The books we read in secondary school were so variable too. Bran the Bronze-smith - a tale of a bronze age man and his coracle, it was every bit as bad as it sounded, and I don't think I ever got to the end of it, We'll meet in England and The diary of Anne Frank, two of the few English lesson books that I loved. Then there was John Wyndham's Day of the triffids and The chrysalids; both of which I hated till I re-read them many years later. Joan Lingard's Across the barricades (along with Bran, I never finished it), Alan Garner's Owl Service - I liked it at the time, but had a mixed response when reading it more recently. And then there were the "grown-up" books - Great Expectations (unreservedly loved it), Hard Times (was very thankful that I'd already read A Christmas Carol and A Tale of Two Cities, as I think this would have been a very odd introduction to Dickens). And then there was Pride and Prejudice taught by a brilliant English teacher, who made me love everything we read with him (thank you Mr. Simmonds!).

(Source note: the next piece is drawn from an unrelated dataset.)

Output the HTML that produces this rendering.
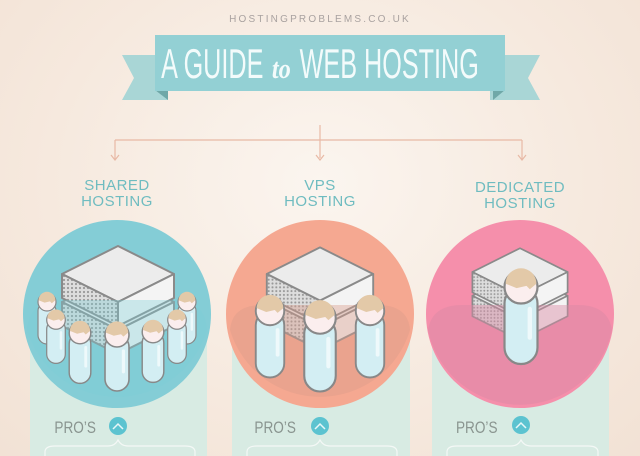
<!DOCTYPE html>
<html><head><meta charset="utf-8"><style>
html,body{margin:0;padding:0}
body{width:640px;height:456px;overflow:hidden;position:relative;background:radial-gradient(ellipse at 50% 40%,#fbf5ef 0%,#f6e9de 60%,#f2e2d5 100%);font-family:"Liberation Sans",sans-serif}
.t{position:absolute;text-align:center;color:#6fbcc0;font-size:15px;line-height:16px;letter-spacing:0.5px}
</style></head><body>
<svg width="640" height="456" style="position:absolute;left:0;top:0">
<defs>
<pattern id="mesh" width="4" height="4" patternUnits="userSpaceOnUse"><rect width="4" height="4" fill="#ddd"/><circle cx="2" cy="2" r="1.1" fill="#999"/></pattern>
<g id="slab">
<polygon points="-56,0 0,-28 56,0 0,28" fill="#ececec" stroke="#8a8a8a" stroke-width="2" stroke-linejoin="round"/>
<polygon points="-56,0 0,28 0,52 -56,24" fill="url(#mesh)" stroke="#8a8a8a" stroke-width="2" stroke-linejoin="round"/>
<polygon points="0,28 56,0 56,24 0,52" fill="#f4f4f4" stroke="#8a8a8a" stroke-width="2" stroke-linejoin="round"/>
</g>
<g id="server"><use href="#slab" y="28"/><use href="#slab"/></g>
<g id="person">
<rect x="-15" y="0" width="30" height="70" rx="15" fill="#d3eef3" stroke="#888" stroke-width="2"/>
<rect x="6" y="18" width="4" height="30" rx="2" fill="#eef9fb"/>
<circle cx="0" cy="0" r="15" fill="#fbeeee" stroke="#888" stroke-width="2"/>
<path d="M-14,-3 A14,14 0 0 1 14,-3 L8,2 L5,-1 L-4,1 Z" fill="#e3c9a8"/>
</g>
</defs>
<g stroke="#e8b9a5" stroke-width="1.2" fill="none">
<path d="M320,125 V158 M115,140 H522 M115,140 V160 M522,140 V160"/>
<path d="M111,155 l4,5 l4,-5 M316,155 l4,5 l4,-5 M518,155 l4,5 l4,-5"/>
</g>
<rect x="30" y="300" width="177" height="170" rx="14" fill="#d8ebe3"/>
<rect x="232" y="300" width="178" height="170" rx="14" fill="#d8ebe3"/>
<rect x="432" y="300" width="177" height="170" rx="14" fill="#d8ebe3"/>
<circle cx="117" cy="314" r="94" fill="#84cdd6"/>
<circle cx="320" cy="314" r="94" fill="#f5a891"/>
<circle cx="520" cy="314" r="94" fill="#f58fab"/>
<use href="#server" transform="translate(118,274)"/>
<use href="#server" transform="translate(320,274) scale(0.95)"/>
<use href="#server" transform="translate(520,272) scale(0.85)"/>
<path d="M27,330 Q30,300 60,300 H175 Q205,300 207,330 A94,94 0 0 1 27,330Z" fill="#7ccfd6" opacity="0.35"/>
<path d="M230,330 Q232,305 262,305 H378 Q408,305 410,330 A94,94 0 0 1 230,330Z" fill="#d99a8a" opacity="0.4"/>
<path d="M428,330 Q432,305 462,305 H578 Q608,305 612,330 A94,94 0 0 1 428,330Z" fill="#d98aa5" opacity="0.45"/>
<use href="#person" transform="translate(47,302) scale(0.6)"/>
<use href="#person" transform="translate(187,302) scale(0.6)"/>
<use href="#person" transform="translate(56,320) scale(0.62)"/>
<use href="#person" transform="translate(177,320) scale(0.62)"/>
<use href="#person" transform="translate(80,333) scale(0.72)"/>
<use href="#person" transform="translate(153,332) scale(0.72)"/>
<use href="#person" transform="translate(117,335) scale(0.8)"/>
<use href="#person" transform="translate(270,311) scale(0.95)"/>
<use href="#person" transform="translate(370,311) scale(0.95)"/>
<use href="#person" transform="translate(320,318) scale(1.05)"/>
<use href="#person" transform="translate(521,287) scale(1.1)"/>
<g fill="#5cc3d0"><circle cx="118" cy="426" r="9"/><circle cx="320" cy="426" r="9"/><circle cx="521" cy="425" r="9"/></g>
<g stroke="#e8f7f8" stroke-width="1.5" fill="none"><path d="M113,429 l5,-5 l5,5 M315,429 l5,-5 l5,5 M516,428 l5,-5 l5,5"/></g>
<g stroke="#f4f8f6" stroke-width="1.2" fill="none">
<path d="M45,456 V452 Q45,446 55,446 H108 Q115,446 118,440 Q121,446 128,446 H185 Q195,446 195,452 V456"/>
<path d="M247,456 V452 Q247,446 257,446 H310 Q317,446 320,440 Q323,446 330,446 H387 Q397,446 397,452 V456"/>
<path d="M447,456 V452 Q447,446 457,446 H511 Q518,446 521,440 Q524,446 531,446 H588 Q598,446 598,452 V456"/>
</g>
<g font-family="Liberation Sans, sans-serif" font-size="17" fill="#8a9590" transform="scale(0.8,1)">
<text x="68" y="433">PRO’S</text><text x="318" y="433">PRO’S</text><text x="570" y="433">PRO’S</text>
</g>
<polygon points="122,55 168,55 168,100 122,100 134,78" fill="#a9d6d6"/>
<polygon points="490,55 540,55 528,78 540,100 490,100" fill="#a9d6d6"/>
<polygon points="155,90 168,90 168,100" fill="#6fa8a8"/>
<polygon points="493,90 505,90 493,100" fill="#6fa8a8"/>
<rect x="155" y="35" width="350" height="56" fill="#93d0d4"/>
</svg>
<div style="position:absolute;left:0;width:640px;top:14px;text-align:center;font-size:10px;letter-spacing:2.2px;color:#a9a2a0">HOSTINGPROBLEMS.CO.UK</div>
<div style="position:absolute;left:-80px;width:800px;top:40px;text-align:center;white-space:nowrap;color:#f3fbfb;font-size:42px;line-height:48px;transform:scaleX(0.6)">A GUIDE <span style="font-family:'Liberation Serif',serif;font-style:italic;font-weight:bold;font-size:29px;display:inline-block;transform:scaleX(1.4)">&nbsp;to&nbsp;</span> WEB HOSTING</div>
<div class="t" style="left:57px;width:120px;top:178px">SHARED<br>HOSTING</div>
<div class="t" style="left:260px;width:120px;top:178px">VPS<br>HOSTING</div>
<div class="t" style="left:460px;width:120px;top:180px">DEDICATED<br>HOSTING</div>
</body></html>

Recently I'd been thinking about the books I'd read at school. I could distinctly remember reading a novel in the first year of secondary school which I thought was set in Copenhagen and involved an astronomer and two children. Other than that I had no recollection of anything further. A couple of searches via Google failed to find it, and then I remembered my old school group on Facebook, a quick post there and a savvy group member dug out her old exercise books for me, and found the title - The White Twilight by Madeleine Polland.

Another quick search online, and a copy was en route to me from The Old Cheese Factory in Lampeter (surely one of the world's nicest addresses). It was a decent copy too - hardback with its original dust jacket - pretty rare for a relatively cheap book from the 1960's.

The book however didn't quite live up to my expectations. Set in Denmark in late Tudor Times (I suspect the Copenhagen connection was a mix-up in my mind with the astronomers' tower mentioned in The Pony in the luggage), Hanne moves from Antwerp to Kronborg (Hamlet's Elsinore) to live with her father, who is extending the castle. While there she meets Carl Adam, the son of the most important member of the Court, and quickly realises that something is amiss. The white twilight is an odd book, a strange mish-mash of history, piracy, astronomy, and pre-teenage angst. It's not a bad adventure story, but doesn't quite deliver. It's an enjoyable enough tale, but must have been fairly excruciating reading as a set-work, even reading it over a few days I found it incredibly slow-paced.

Having said which there are some really lovely moments. I especially enjoyed the descriptions of the ship, the White Twilight, and the scenes at sea were very dramatic. You're left feeling though that this book could have been so much more than it was.